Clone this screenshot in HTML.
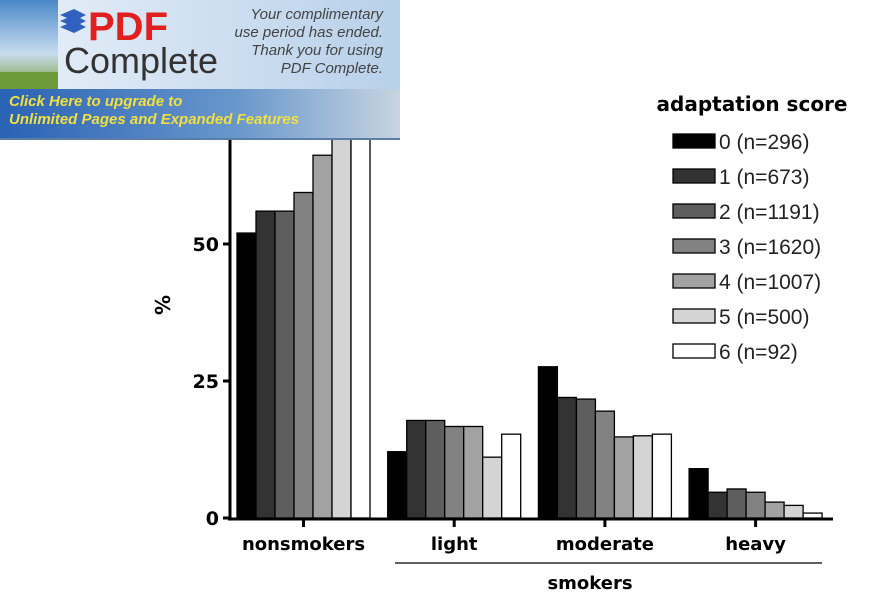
<!DOCTYPE html>
<html><head><meta charset="utf-8"><style>
html,body{margin:0;padding:0;background:#fff;}
body{width:885px;height:606px;overflow:hidden;position:relative;font-family:"Liberation Sans",sans-serif;}
#banner{position:absolute;left:0;top:0;width:400px;height:140px;}
</style></head><body>
<svg id="chart" width="885" height="606" style="position:absolute;left:0;top:0">
  <g id="bars"></g>
  <line x1="230" y1="0" x2="230" y2="520" stroke="#000" stroke-width="3"/>
  <line x1="228" y1="519" x2="833" y2="519" stroke="#000" stroke-width="3"/>
  <g id="yticks"></g>
  <g id="xticks"></g>
  <text transform="translate(170,305) rotate(-90)" text-anchor="middle" font-size="20" font-weight="bold" font-family="DejaVu Sans, sans-serif">%</text>
  <line x1="395" y1="563" x2="822" y2="563" stroke="#000" stroke-width="1.2"/>
  <text x="590" y="589" text-anchor="middle" font-size="18" font-weight="bold" font-family="DejaVu Sans, sans-serif">smokers</text>
  <text x="752" y="111" text-anchor="middle" font-size="20" font-weight="bold" font-family="DejaVu Sans, sans-serif">adaptation score</text>
  <g id="legend"></g>
</svg>
<svg id="banner" width="400" height="140">
  <defs>
    <linearGradient id="tg" x1="0" x2="1"><stop offset="0" stop-color="#e8f0f8"/><stop offset="1" stop-color="#b8d0ea"/></linearGradient>
    <linearGradient id="bg" x1="0" x2="1"><stop offset="0" stop-color="#2a62b4"/><stop offset="0.6" stop-color="#6a98cc"/><stop offset="1" stop-color="#c8d4e0"/></linearGradient>
    <linearGradient id="sky" x1="0" y1="0" x2="0" y2="1"><stop offset="0" stop-color="#4a88c8"/><stop offset="0.6" stop-color="#c8dcee"/><stop offset="1" stop-color="#7aa040"/></linearGradient>
  </defs>
  <rect x="0" y="0" width="400" height="89" fill="url(#tg)"/>
  <rect x="0" y="0" width="58" height="89" fill="url(#sky)"/>
  <rect x="0" y="72" width="58" height="17" fill="#6c9a3a"/>
  <rect x="0" y="89" width="400" height="49" fill="url(#bg)"/>
  <rect x="0" y="138" width="400" height="2" fill="#5a7ea8"/>
  <text x="88" y="40" font-size="40" font-weight="bold" fill="#e02020" font-family="Liberation Sans Narrow, Liberation Sans, sans-serif">PDF</text>
  <path d="M60 15 L74 9 L86 15 L74 21 Z M60 21 L74 15 L86 21 L74 27Z M60 27 L74 21 L86 27 L74 33Z" fill="#3060c0"/>
  <text x="64" y="73" font-size="36" fill="#333">Complete</text>
  <g font-size="15" font-style="italic" fill="#444" text-anchor="end">
    <text x="383" y="19">Your complimentary</text>
    <text x="383" y="37">use period has ended.</text>
    <text x="383" y="55">Thank you for using</text>
    <text x="383" y="73">PDF Complete.</text>
  </g>
  <g font-size="15" font-style="italic" font-weight="bold" fill="#f0e040">
    <text x="9" y="106">Click Here to upgrade to</text>
    <text x="9" y="124">Unlimited Pages and Expanded Features</text>
  </g>
</svg>
<script>
const categories = ["nonsmokers","light","moderate","heavy"];
const seriesNames = ["0 (n=296)","1 (n=673)","2 (n=1191)","3 (n=1620)","4 (n=1007)","5 (n=500)","6 (n=92)"];
const score0 = [52.0, 12.1, 27.6, 9.0];
const score1 = [56.0, 17.8, 22.0, 4.7];
const score2 = [56.0, 17.8, 21.7, 5.3];
const score3 = [59.4, 16.7, 19.5, 4.7];
const score4 = [66.2, 16.7, 14.8, 2.9];
const score5 = [76.0, 11.1, 15.0, 2.3];
const score6 = [76.0, 15.3, 15.3, 0.9];
const yTicks = [0, 25, 50];
const series = [score0,score1,score2,score3,score4,score5,score6];
const fills = ["#000","#333","#5e5e5e","#828282","#a2a2a2","#d4d4d4","#fff"];
const NS="http://www.w3.org/2000/svg";
const y0=518, pxPerUnit=5.48;
function yScale(v){return y0 - v*pxPerUnit;}
const groupStart=237, groupStep=150.7, barW=19;
function xScale(ci,si){return groupStart + ci*groupStep + si*barW;}
const bars=document.getElementById('bars');
categories.forEach((c,ci)=>{
  series.forEach((s,si)=>{
    const r=document.createElementNS(NS,'rect');
    const top=Math.max(yScale(s[ci]),-5);
    r.setAttribute('x',xScale(ci,si));
    r.setAttribute('y',top);
    r.setAttribute('width',barW);
    r.setAttribute('height',y0-top);
    r.setAttribute('fill',fills[si]);
    r.setAttribute('stroke','#000');
    r.setAttribute('stroke-width','1.3');
    
    
    bars.appendChild(r);
  });
});
const yt=document.getElementById('yticks');
yTicks.forEach(t=>{
  const l=document.createElementNS(NS,'line');
  l.setAttribute('x1',223);l.setAttribute('x2',230);
  l.setAttribute('y1',yScale(t));l.setAttribute('y2',yScale(t));
  l.setAttribute('stroke','#000');l.setAttribute('stroke-width','3');
  
  
  yt.appendChild(l);
  const tx=document.createElementNS(NS,'text');
  tx.setAttribute('x',219);tx.setAttribute('y',yScale(t)+7);
  tx.setAttribute('text-anchor','end');tx.setAttribute('font-size','19');
  tx.setAttribute('font-weight','bold');tx.setAttribute('font-family','DejaVu Sans, sans-serif');
  tx.textContent=t;
  
  
  yt.appendChild(tx);
});
const xt=document.getElementById('xticks');
categories.forEach((c,ci)=>{
  const cx=xScale(ci,0)+barW*7/2;
  const l=document.createElementNS(NS,'line');
  l.setAttribute('x1',cx);l.setAttribute('x2',cx);
  l.setAttribute('y1',519);l.setAttribute('y2',527);
  l.setAttribute('stroke','#000');l.setAttribute('stroke-width','3');
  
  
  xt.appendChild(l);
  const tx=document.createElementNS(NS,'text');
  tx.setAttribute('x',cx);tx.setAttribute('y',550);
  tx.setAttribute('text-anchor','middle');tx.setAttribute('font-size','18');
  tx.setAttribute('font-weight','bold');tx.setAttribute('font-family','DejaVu Sans, sans-serif');
  tx.textContent=c;
  
  
  xt.appendChild(tx);
});
const lg=document.getElementById('legend');
seriesNames.forEach((n,i)=>{
  const cy=141+i*35;
  const r=document.createElementNS(NS,'rect');
  r.setAttribute('x',673);r.setAttribute('y',cy-7);
  r.setAttribute('width',42);r.setAttribute('height',14);
  r.setAttribute('fill',fills[i]);r.setAttribute('stroke','#000');r.setAttribute('stroke-width','1.3');
  
  
  lg.appendChild(r);
  const tx=document.createElementNS(NS,'text');
  tx.setAttribute('x',719);tx.setAttribute('y',cy+8);
  tx.setAttribute('font-size','21');tx.setAttribute('fill','#222');
  tx.textContent=n;
  
  
  lg.appendChild(tx);
});
</script>
</body></html>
________________
SHORT PROBLEM: Reproduce the data word for word, excluding its pictures.

SOLUTION TO THIS EXERCISE:
Clone this screenshot in HTML.
<!DOCTYPE html>
<html><head><meta charset="utf-8"><style>
html,body{margin:0;padding:0;background:#fff;}
body{width:885px;height:606px;overflow:hidden;position:relative;font-family:"Liberation Sans",sans-serif;}
#banner{position:absolute;left:0;top:0;width:400px;height:140px;}
</style></head><body>
<svg id="chart" width="885" height="606" style="position:absolute;left:0;top:0">
  <g id="bars"></g>
  <line x1="230" y1="0" x2="230" y2="520" stroke="#000" stroke-width="3"/>
  <line x1="228" y1="519" x2="833" y2="519" stroke="#000" stroke-width="3"/>
  <g id="yticks"></g>
  <g id="xticks"></g>
  <text transform="translate(170,305) rotate(-90)" text-anchor="middle" font-size="20" font-weight="bold" font-family="DejaVu Sans, sans-serif">%</text>
  <line x1="395" y1="563" x2="822" y2="563" stroke="#000" stroke-width="1.2"/>
  <text x="590" y="589" text-anchor="middle" font-size="18" font-weight="bold" font-family="DejaVu Sans, sans-serif">smokers</text>
  <text x="752" y="111" text-anchor="middle" font-size="20" font-weight="bold" font-family="DejaVu Sans, sans-serif">adaptation score</text>
  <g id="legend"></g>
</svg>
<svg id="banner" width="400" height="140">
  <defs>
    <linearGradient id="tg" x1="0" x2="1"><stop offset="0" stop-color="#e8f0f8"/><stop offset="1" stop-color="#b8d0ea"/></linearGradient>
    <linearGradient id="bg" x1="0" x2="1"><stop offset="0" stop-color="#2a62b4"/><stop offset="0.6" stop-color="#6a98cc"/><stop offset="1" stop-color="#c8d4e0"/></linearGradient>
    <linearGradient id="sky" x1="0" y1="0" x2="0" y2="1"><stop offset="0" stop-color="#4a88c8"/><stop offset="0.6" stop-color="#c8dcee"/><stop offset="1" stop-color="#7aa040"/></linearGradient>
  </defs>
  <rect x="0" y="0" width="400" height="89" fill="url(#tg)"/>
  <rect x="0" y="0" width="58" height="89" fill="url(#sky)"/>
  <rect x="0" y="72" width="58" height="17" fill="#6c9a3a"/>
  <rect x="0" y="89" width="400" height="49" fill="url(#bg)"/>
  <rect x="0" y="138" width="400" height="2" fill="#5a7ea8"/>
  <text x="88" y="40" font-size="40" font-weight="bold" fill="#e02020" font-family="Liberation Sans Narrow, Liberation Sans, sans-serif">PDF</text>
  <path d="M60 15 L74 9 L86 15 L74 21 Z M60 21 L74 15 L86 21 L74 27Z M60 27 L74 21 L86 27 L74 33Z" fill="#3060c0"/>
  <text x="64" y="73" font-size="36" fill="#333">Complete</text>
  <g font-size="15" font-style="italic" fill="#444" text-anchor="end">
    <text x="383" y="19">Your complimentary</text>
    <text x="383" y="37">use period has ended.</text>
    <text x="383" y="55">Thank you for using</text>
    <text x="383" y="73">PDF Complete.</text>
  </g>
  <g font-size="15" font-style="italic" font-weight="bold" fill="#f0e040">
    <text x="9" y="106">Click Here to upgrade to</text>
    <text x="9" y="124">Unlimited Pages and Expanded Features</text>
  </g>
</svg>
<script>
const categories = ["nonsmokers","light","moderate","heavy"];
const seriesNames = ["0 (n=296)","1 (n=673)","2 (n=1191)","3 (n=1620)","4 (n=1007)","5 (n=500)","6 (n=92)"];
const score0 = [52.0, 12.1, 27.6, 9.0];
const score1 = [56.0, 17.8, 22.0, 4.7];
const score2 = [56.0, 17.8, 21.7, 5.3];
const score3 = [59.4, 16.7, 19.5, 4.7];
const score4 = [66.2, 16.7, 14.8, 2.9];
const score5 = [76.0, 11.1, 15.0, 2.3];
const score6 = [76.0, 15.3, 15.3, 0.9];
const yTicks = [0, 25, 50];
const series = [score0,score1,score2,score3,score4,score5,score6];
const fills = ["#000","#333","#5e5e5e","#828282","#a2a2a2","#d4d4d4","#fff"];
const NS="http://www.w3.org/2000/svg";
const y0=518, pxPerUnit=5.48;
function yScale(v){return y0 - v*pxPerUnit;}
const groupStart=237, groupStep=150.7, barW=19;
function xScale(ci,si){return groupStart + ci*groupStep + si*barW;}
const bars=document.getElementById('bars');
categories.forEach((c,ci)=>{
  series.forEach((s,si)=>{
    const r=document.createElementNS(NS,'rect');
    const top=Math.max(yScale(s[ci]),-5);
    r.setAttribute('x',xScale(ci,si));
    r.setAttribute('y',top);
    r.setAttribute('width',barW);
    r.setAttribute('height',y0-top);
    r.setAttribute('fill',fills[si]);
    r.setAttribute('stroke','#000');
    r.setAttribute('stroke-width','1.3');
    
    
    bars.appendChild(r);
  });
});
const yt=document.getElementById('yticks');
yTicks.forEach(t=>{
  const l=document.createElementNS(NS,'line');
  l.setAttribute('x1',223);l.setAttribute('x2',230);
  l.setAttribute('y1',yScale(t));l.setAttribute('y2',yScale(t));
  l.setAttribute('stroke','#000');l.setAttribute('stroke-width','3');
  
  
  yt.appendChild(l);
  const tx=document.createElementNS(NS,'text');
  tx.setAttribute('x',219);tx.setAttribute('y',yScale(t)+7);
  tx.setAttribute('text-anchor','end');tx.setAttribute('font-size','19');
  tx.setAttribute('font-weight','bold');tx.setAttribute('font-family','DejaVu Sans, sans-serif');
  tx.textContent=t;
  
  
  yt.appendChild(tx);
});
const xt=document.getElementById('xticks');
categories.forEach((c,ci)=>{
  const cx=xScale(ci,0)+barW*7/2;
  const l=document.createElementNS(NS,'line');
  l.setAttribute('x1',cx);l.setAttribute('x2',cx);
  l.setAttribute('y1',519);l.setAttribute('y2',527);
  l.setAttribute('stroke','#000');l.setAttribute('stroke-width','3');
  
  
  xt.appendChild(l);
  const tx=document.createElementNS(NS,'text');
  tx.setAttribute('x',cx);tx.setAttribute('y',550);
  tx.setAttribute('text-anchor','middle');tx.setAttribute('font-size','18');
  tx.setAttribute('font-weight','bold');tx.setAttribute('font-family','DejaVu Sans, sans-serif');
  tx.textContent=c;
  
  
  xt.appendChild(tx);
});
const lg=document.getElementById('legend');
seriesNames.forEach((n,i)=>{
  const cy=141+i*35;
  const r=document.createElementNS(NS,'rect');
  r.setAttribute('x',673);r.setAttribute('y',cy-7);
  r.setAttribute('width',42);r.setAttribute('height',14);
  r.setAttribute('fill',fills[i]);r.setAttribute('stroke','#000');r.setAttribute('stroke-width','1.3');
  
  
  lg.appendChild(r);
  const tx=document.createElementNS(NS,'text');
  tx.setAttribute('x',719);tx.setAttribute('y',cy+8);
  tx.setAttribute('font-size','21');tx.setAttribute('fill','#222');
  tx.textContent=n;
  
  
  lg.appendChild(tx);
});
</script>
</body></html>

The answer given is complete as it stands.